The Turner Decision:
Continue Doing Crummey Letters


The August 30, 2011 ruling in Estate of Turner v. [IRS] Commissioner has little impact on the requirement to maintain compliant Crummey-powered ILITs.

Two legal points in the Turner decision are of particular significance; what constitutes “notice” and whether “indirect” gifts could be excluded from gift taxes without a Crummey notice to the beneficiary.

Indirect Gifts
Provided that language in the trust document includes “indirect” gifts as a means of transferring property to the beneficiary, the right to withdraw is secured under that language. In the Turner case, the decedent paid the life insurance premium directly to the insurance company, not through the trust. This is considered an indirect gift from the grantor. Because the Turner trust documents provided for indirect transfers, this property was permitted to be transferred as a present interest gift, even though Crummey notices were not sent to the beneficiaries.

If a gift to fund the trust was never made, you might ask: “How can a beneficiary have a right to withdraw funds from a trust which has no funds (because it never took possession of the cash used to pay the premium)?” The trust owns the life insurance policy. Taken to an extreme for the purpose of this example, if the trust owned only a term life insurance policy (i.e. the policy had no cash value), the unused premium is considered by the IRS to be “value”—even if the insurance contract does not allow for a cash refund of this unused premium. It is this “value” which the beneficiary has the right to withdraw.

Notice
Regarding “notice,” citing the Cristofani case (an earlier case regarding Crummey-powered ILITs), the court noted that provided the beneficiary has the right to withdraw property, s/he does not also need notice to do so. That is, it is the right to withdraw which matters, not that the beneficiary was given notice of that right.
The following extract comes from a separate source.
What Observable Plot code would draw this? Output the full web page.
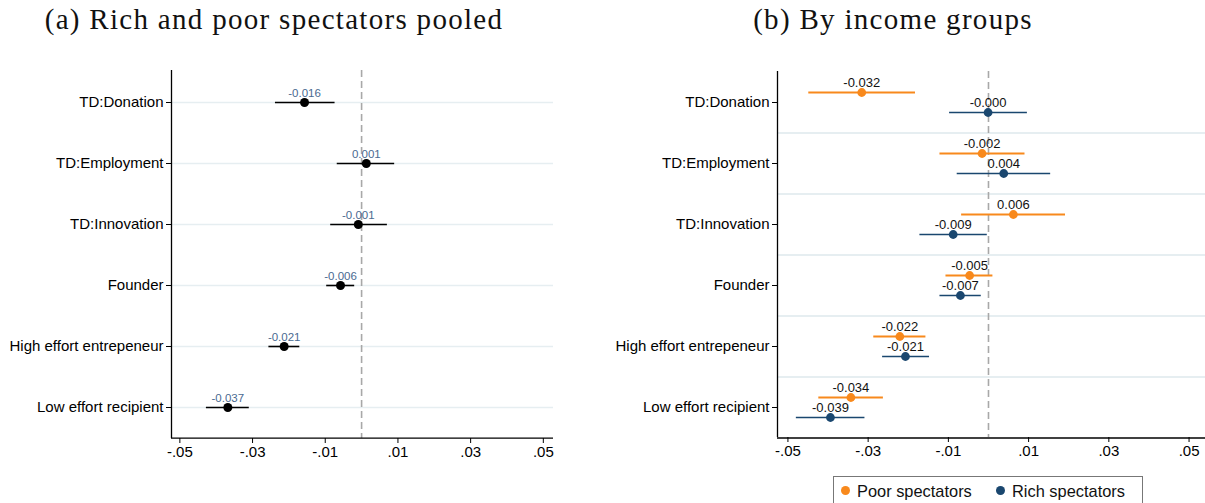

Under IRC §2041 the IRS would be able to tax property owned by an individual (read: beneficiary) even if the individual did not know s/he owned it. It follows that if that same person is entitled to the burdens of possessing the property, s/he is also entitled to the benefits from that property. The benefits include rights, regardless of whether the beneficiary is given notice s/he possesses them. That the IRS could tax you for property you never knew you owned is consistent with your not needing notice to exercise a right you already have.

Why Crummey Letters are Still Needed
• Most taxpayers choose not to sue the IRS. Reasons include the cost to litigate a challenge and not wanting to be in public opposition of the IRS. As a result, the IRS is often successful collecting taxes when it audits Crummey-powered trusts, if it finds incidents of noncompliance.
• There are eleven circuit courts (plus a circuit court in Washington, DC) based on geographic regions of the US and US territories and only one has issued a ruling in favor of the taxpayer on this subject. The IRS can pursue similar challenges case in ten other jurisdictions, possibly winning a contrary decision. In the event of a contrary decision by another US Circuit Court (to date this is the only circuit court decision on this matter), the US Supreme Court could decide to reconcile this issue. But any Supreme Court action could take years, if it occurred at all. And the lack of such a final decision on this matter leaves it suspect of being overturned.

Conclusion
While the Turner decision does provide a legal ruling to bypass the established Crummey process, it is not the final ruling they would be comfortable to follow (or on which to bet their tax liability). Given this uncertainty and that the opportunity to maintain a compliant trust expires at the end of each year, attorneys are recommending that their clients continue the established process, which is not challenged by the IRS.

Therefore, trustees should continue to follow established Crummey process conventions.